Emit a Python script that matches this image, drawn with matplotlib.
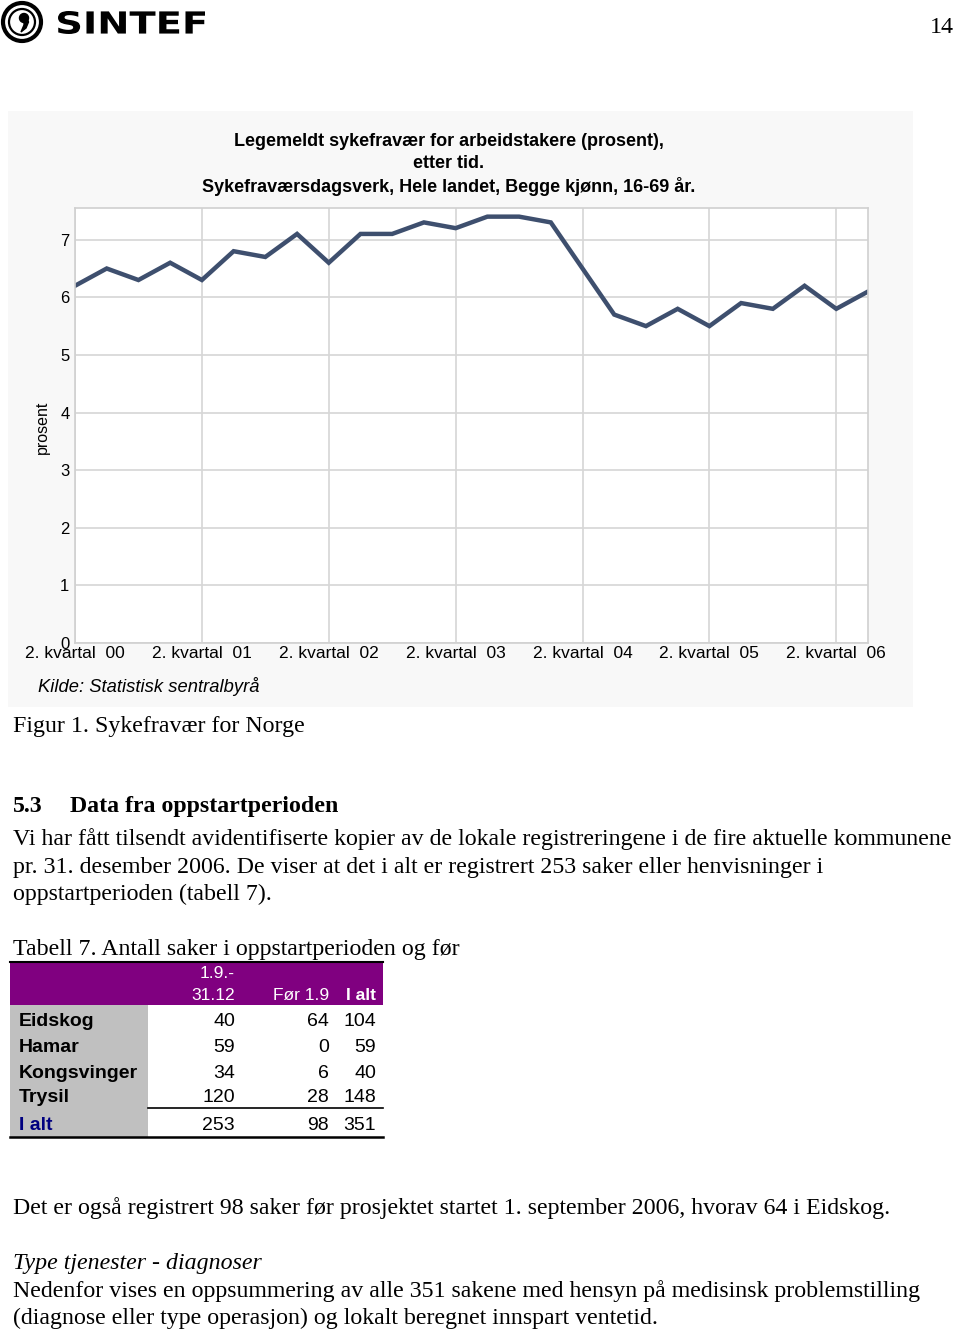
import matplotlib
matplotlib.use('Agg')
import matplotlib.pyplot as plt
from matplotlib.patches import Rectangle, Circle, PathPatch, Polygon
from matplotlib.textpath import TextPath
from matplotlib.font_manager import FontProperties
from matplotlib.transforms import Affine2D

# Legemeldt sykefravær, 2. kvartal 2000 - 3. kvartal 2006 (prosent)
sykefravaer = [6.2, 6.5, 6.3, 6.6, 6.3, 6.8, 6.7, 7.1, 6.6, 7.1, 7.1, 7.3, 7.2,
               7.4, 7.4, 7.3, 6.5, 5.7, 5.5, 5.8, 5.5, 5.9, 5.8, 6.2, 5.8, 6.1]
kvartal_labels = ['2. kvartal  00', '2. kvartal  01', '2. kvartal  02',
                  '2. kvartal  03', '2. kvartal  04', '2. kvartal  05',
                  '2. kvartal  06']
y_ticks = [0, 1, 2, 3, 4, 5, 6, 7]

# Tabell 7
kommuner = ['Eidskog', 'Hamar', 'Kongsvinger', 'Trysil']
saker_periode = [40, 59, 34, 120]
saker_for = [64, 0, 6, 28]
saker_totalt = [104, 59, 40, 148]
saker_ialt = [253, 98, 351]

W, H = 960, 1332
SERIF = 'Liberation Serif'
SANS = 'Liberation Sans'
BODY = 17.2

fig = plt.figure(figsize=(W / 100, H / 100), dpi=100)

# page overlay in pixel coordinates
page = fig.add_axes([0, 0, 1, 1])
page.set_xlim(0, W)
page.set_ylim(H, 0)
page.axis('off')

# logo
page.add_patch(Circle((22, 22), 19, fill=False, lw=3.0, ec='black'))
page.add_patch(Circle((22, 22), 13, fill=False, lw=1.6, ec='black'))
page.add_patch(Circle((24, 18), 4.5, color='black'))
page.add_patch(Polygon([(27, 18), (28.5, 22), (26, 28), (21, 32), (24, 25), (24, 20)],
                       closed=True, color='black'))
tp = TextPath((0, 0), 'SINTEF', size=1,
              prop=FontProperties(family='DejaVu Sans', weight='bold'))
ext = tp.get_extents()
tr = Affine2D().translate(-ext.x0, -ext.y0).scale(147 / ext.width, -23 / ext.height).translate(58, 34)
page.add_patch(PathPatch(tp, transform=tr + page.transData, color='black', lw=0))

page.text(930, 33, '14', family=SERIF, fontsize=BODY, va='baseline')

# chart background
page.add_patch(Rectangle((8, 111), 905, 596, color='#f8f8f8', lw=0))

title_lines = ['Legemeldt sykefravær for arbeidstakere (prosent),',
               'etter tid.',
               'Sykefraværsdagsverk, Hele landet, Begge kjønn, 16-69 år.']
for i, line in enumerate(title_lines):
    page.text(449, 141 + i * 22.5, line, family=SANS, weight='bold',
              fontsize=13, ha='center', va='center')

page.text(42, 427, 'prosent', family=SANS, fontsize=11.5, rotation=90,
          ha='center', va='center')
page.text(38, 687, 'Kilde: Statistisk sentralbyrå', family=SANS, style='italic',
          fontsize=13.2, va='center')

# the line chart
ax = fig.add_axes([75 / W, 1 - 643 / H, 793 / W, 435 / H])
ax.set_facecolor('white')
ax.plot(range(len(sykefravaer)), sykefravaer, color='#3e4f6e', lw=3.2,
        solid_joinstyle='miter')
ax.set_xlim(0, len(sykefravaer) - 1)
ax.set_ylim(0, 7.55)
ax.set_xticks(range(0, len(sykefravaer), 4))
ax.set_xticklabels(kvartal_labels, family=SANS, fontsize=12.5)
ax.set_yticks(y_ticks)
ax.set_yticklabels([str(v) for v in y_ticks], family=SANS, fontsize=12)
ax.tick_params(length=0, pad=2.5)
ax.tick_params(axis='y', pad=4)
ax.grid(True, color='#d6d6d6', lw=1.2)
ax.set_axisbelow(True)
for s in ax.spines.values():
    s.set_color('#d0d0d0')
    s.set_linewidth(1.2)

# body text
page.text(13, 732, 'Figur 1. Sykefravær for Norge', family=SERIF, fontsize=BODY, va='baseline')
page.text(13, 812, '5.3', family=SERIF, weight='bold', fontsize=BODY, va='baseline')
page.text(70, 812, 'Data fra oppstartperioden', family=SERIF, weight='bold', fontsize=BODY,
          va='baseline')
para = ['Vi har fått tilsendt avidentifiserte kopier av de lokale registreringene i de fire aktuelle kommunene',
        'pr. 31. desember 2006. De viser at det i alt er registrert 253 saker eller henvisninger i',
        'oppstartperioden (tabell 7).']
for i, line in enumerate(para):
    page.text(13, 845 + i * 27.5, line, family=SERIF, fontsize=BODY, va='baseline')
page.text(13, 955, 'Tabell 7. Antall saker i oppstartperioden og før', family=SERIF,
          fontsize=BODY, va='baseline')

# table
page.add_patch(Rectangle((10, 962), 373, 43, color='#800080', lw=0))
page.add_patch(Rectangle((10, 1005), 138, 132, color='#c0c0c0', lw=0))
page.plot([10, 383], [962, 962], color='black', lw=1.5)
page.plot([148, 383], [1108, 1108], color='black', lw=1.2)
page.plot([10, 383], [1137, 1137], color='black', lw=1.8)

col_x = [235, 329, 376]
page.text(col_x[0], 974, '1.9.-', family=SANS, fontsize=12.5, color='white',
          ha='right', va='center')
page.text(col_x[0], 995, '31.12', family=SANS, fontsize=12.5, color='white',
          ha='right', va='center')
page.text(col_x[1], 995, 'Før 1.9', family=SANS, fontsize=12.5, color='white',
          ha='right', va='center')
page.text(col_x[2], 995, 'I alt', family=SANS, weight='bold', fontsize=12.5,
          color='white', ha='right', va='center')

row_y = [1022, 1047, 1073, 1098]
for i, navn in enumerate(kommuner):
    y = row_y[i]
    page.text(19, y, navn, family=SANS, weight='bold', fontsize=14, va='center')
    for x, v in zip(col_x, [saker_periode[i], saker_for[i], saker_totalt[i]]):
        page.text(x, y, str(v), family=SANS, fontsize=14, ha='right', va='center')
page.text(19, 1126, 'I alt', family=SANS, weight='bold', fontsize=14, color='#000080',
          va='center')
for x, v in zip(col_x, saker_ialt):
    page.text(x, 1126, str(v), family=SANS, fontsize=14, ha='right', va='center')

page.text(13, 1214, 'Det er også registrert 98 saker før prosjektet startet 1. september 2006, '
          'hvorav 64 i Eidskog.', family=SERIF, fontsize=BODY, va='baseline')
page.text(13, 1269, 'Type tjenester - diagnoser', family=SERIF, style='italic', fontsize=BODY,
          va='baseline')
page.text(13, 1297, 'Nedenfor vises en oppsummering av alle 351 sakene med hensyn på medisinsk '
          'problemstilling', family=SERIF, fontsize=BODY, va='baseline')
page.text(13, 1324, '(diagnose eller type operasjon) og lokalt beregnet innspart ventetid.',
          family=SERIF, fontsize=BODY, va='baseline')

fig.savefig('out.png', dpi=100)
**********
Set task →
Ignore the images and quote every line of the listing exactly.

Result →
Emit a Python script that matches this image, drawn with matplotlib.
import matplotlib
matplotlib.use('Agg')
import matplotlib.pyplot as plt
from matplotlib.patches import Rectangle, Circle, PathPatch, Polygon
from matplotlib.textpath import TextPath
from matplotlib.font_manager import FontProperties
from matplotlib.transforms import Affine2D

# Legemeldt sykefravær, 2. kvartal 2000 - 3. kvartal 2006 (prosent)
sykefravaer = [6.2, 6.5, 6.3, 6.6, 6.3, 6.8, 6.7, 7.1, 6.6, 7.1, 7.1, 7.3, 7.2,
               7.4, 7.4, 7.3, 6.5, 5.7, 5.5, 5.8, 5.5, 5.9, 5.8, 6.2, 5.8, 6.1]
kvartal_labels = ['2. kvartal  00', '2. kvartal  01', '2. kvartal  02',
                  '2. kvartal  03', '2. kvartal  04', '2. kvartal  05',
                  '2. kvartal  06']
y_ticks = [0, 1, 2, 3, 4, 5, 6, 7]

# Tabell 7
kommuner = ['Eidskog', 'Hamar', 'Kongsvinger', 'Trysil']
saker_periode = [40, 59, 34, 120]
saker_for = [64, 0, 6, 28]
saker_totalt = [104, 59, 40, 148]
saker_ialt = [253, 98, 351]

W, H = 960, 1332
SERIF = 'Liberation Serif'
SANS = 'Liberation Sans'
BODY = 17.2

fig = plt.figure(figsize=(W / 100, H / 100), dpi=100)

# page overlay in pixel coordinates
page = fig.add_axes([0, 0, 1, 1])
page.set_xlim(0, W)
page.set_ylim(H, 0)
page.axis('off')

# logo
page.add_patch(Circle((22, 22), 19, fill=False, lw=3.0, ec='black'))
page.add_patch(Circle((22, 22), 13, fill=False, lw=1.6, ec='black'))
page.add_patch(Circle((24, 18), 4.5, color='black'))
page.add_patch(Polygon([(27, 18), (28.5, 22), (26, 28), (21, 32), (24, 25), (24, 20)],
                       closed=True, color='black'))
tp = TextPath((0, 0), 'SINTEF', size=1,
              prop=FontProperties(family='DejaVu Sans', weight='bold'))
ext = tp.get_extents()
tr = Affine2D().translate(-ext.x0, -ext.y0).scale(147 / ext.width, -23 / ext.height).translate(58, 34)
page.add_patch(PathPatch(tp, transform=tr + page.transData, color='black', lw=0))

page.text(930, 33, '14', family=SERIF, fontsize=BODY, va='baseline')

# chart background
page.add_patch(Rectangle((8, 111), 905, 596, color='#f8f8f8', lw=0))

title_lines = ['Legemeldt sykefravær for arbeidstakere (prosent),',
               'etter tid.',
               'Sykefraværsdagsverk, Hele landet, Begge kjønn, 16-69 år.']
for i, line in enumerate(title_lines):
    page.text(449, 141 + i * 22.5, line, family=SANS, weight='bold',
              fontsize=13, ha='center', va='center')

page.text(42, 427, 'prosent', family=SANS, fontsize=11.5, rotation=90,
          ha='center', va='center')
page.text(38, 687, 'Kilde: Statistisk sentralbyrå', family=SANS, style='italic',
          fontsize=13.2, va='center')

# the line chart
ax = fig.add_axes([75 / W, 1 - 643 / H, 793 / W, 435 / H])
ax.set_facecolor('white')
ax.plot(range(len(sykefravaer)), sykefravaer, color='#3e4f6e', lw=3.2,
        solid_joinstyle='miter')
ax.set_xlim(0, len(sykefravaer) - 1)
ax.set_ylim(0, 7.55)
ax.set_xticks(range(0, len(sykefravaer), 4))
ax.set_xticklabels(kvartal_labels, family=SANS, fontsize=12.5)
ax.set_yticks(y_ticks)
ax.set_yticklabels([str(v) for v in y_ticks], family=SANS, fontsize=12)
ax.tick_params(length=0, pad=2.5)
ax.tick_params(axis='y', pad=4)
ax.grid(True, color='#d6d6d6', lw=1.2)
ax.set_axisbelow(True)
for s in ax.spines.values():
    s.set_color('#d0d0d0')
    s.set_linewidth(1.2)

# body text
page.text(13, 732, 'Figur 1. Sykefravær for Norge', family=SERIF, fontsize=BODY, va='baseline')
page.text(13, 812, '5.3', family=SERIF, weight='bold', fontsize=BODY, va='baseline')
page.text(70, 812, 'Data fra oppstartperioden', family=SERIF, weight='bold', fontsize=BODY,
          va='baseline')
para = ['Vi har fått tilsendt avidentifiserte kopier av de lokale registreringene i de fire aktuelle kommunene',
        'pr. 31. desember 2006. De viser at det i alt er registrert 253 saker eller henvisninger i',
        'oppstartperioden (tabell 7).']
for i, line in enumerate(para):
    page.text(13, 845 + i * 27.5, line, family=SERIF, fontsize=BODY, va='baseline')
page.text(13, 955, 'Tabell 7. Antall saker i oppstartperioden og før', family=SERIF,
          fontsize=BODY, va='baseline')

# table
page.add_patch(Rectangle((10, 962), 373, 43, color='#800080', lw=0))
page.add_patch(Rectangle((10, 1005), 138, 132, color='#c0c0c0', lw=0))
page.plot([10, 383], [962, 962], color='black', lw=1.5)
page.plot([148, 383], [1108, 1108], color='black', lw=1.2)
page.plot([10, 383], [1137, 1137], color='black', lw=1.8)

col_x = [235, 329, 376]
page.text(col_x[0], 974, '1.9.-', family=SANS, fontsize=12.5, color='white',
          ha='right', va='center')
page.text(col_x[0], 995, '31.12', family=SANS, fontsize=12.5, color='white',
          ha='right', va='center')
page.text(col_x[1], 995, 'Før 1.9', family=SANS, fontsize=12.5, color='white',
          ha='right', va='center')
page.text(col_x[2], 995, 'I alt', family=SANS, weight='bold', fontsize=12.5,
          color='white', ha='right', va='center')

row_y = [1022, 1047, 1073, 1098]
for i, navn in enumerate(kommuner):
    y = row_y[i]
    page.text(19, y, navn, family=SANS, weight='bold', fontsize=14, va='center')
    for x, v in zip(col_x, [saker_periode[i], saker_for[i], saker_totalt[i]]):
        page.text(x, y, str(v), family=SANS, fontsize=14, ha='right', va='center')
page.text(19, 1126, 'I alt', family=SANS, weight='bold', fontsize=14, color='#000080',
          va='center')
for x, v in zip(col_x, saker_ialt):
    page.text(x, 1126, str(v), family=SANS, fontsize=14, ha='right', va='center')

page.text(13, 1214, 'Det er også registrert 98 saker før prosjektet startet 1. september 2006, '
          'hvorav 64 i Eidskog.', family=SERIF, fontsize=BODY, va='baseline')
page.text(13, 1269, 'Type tjenester - diagnoser', family=SERIF, style='italic', fontsize=BODY,
          va='baseline')
page.text(13, 1297, 'Nedenfor vises en oppsummering av alle 351 sakene med hensyn på medisinsk '
          'problemstilling', family=SERIF, fontsize=BODY, va='baseline')
page.text(13, 1324, '(diagnose eller type operasjon) og lokalt beregnet innspart ventetid.',
          family=SERIF, fontsize=BODY, va='baseline')

fig.savefig('out.png', dpi=100)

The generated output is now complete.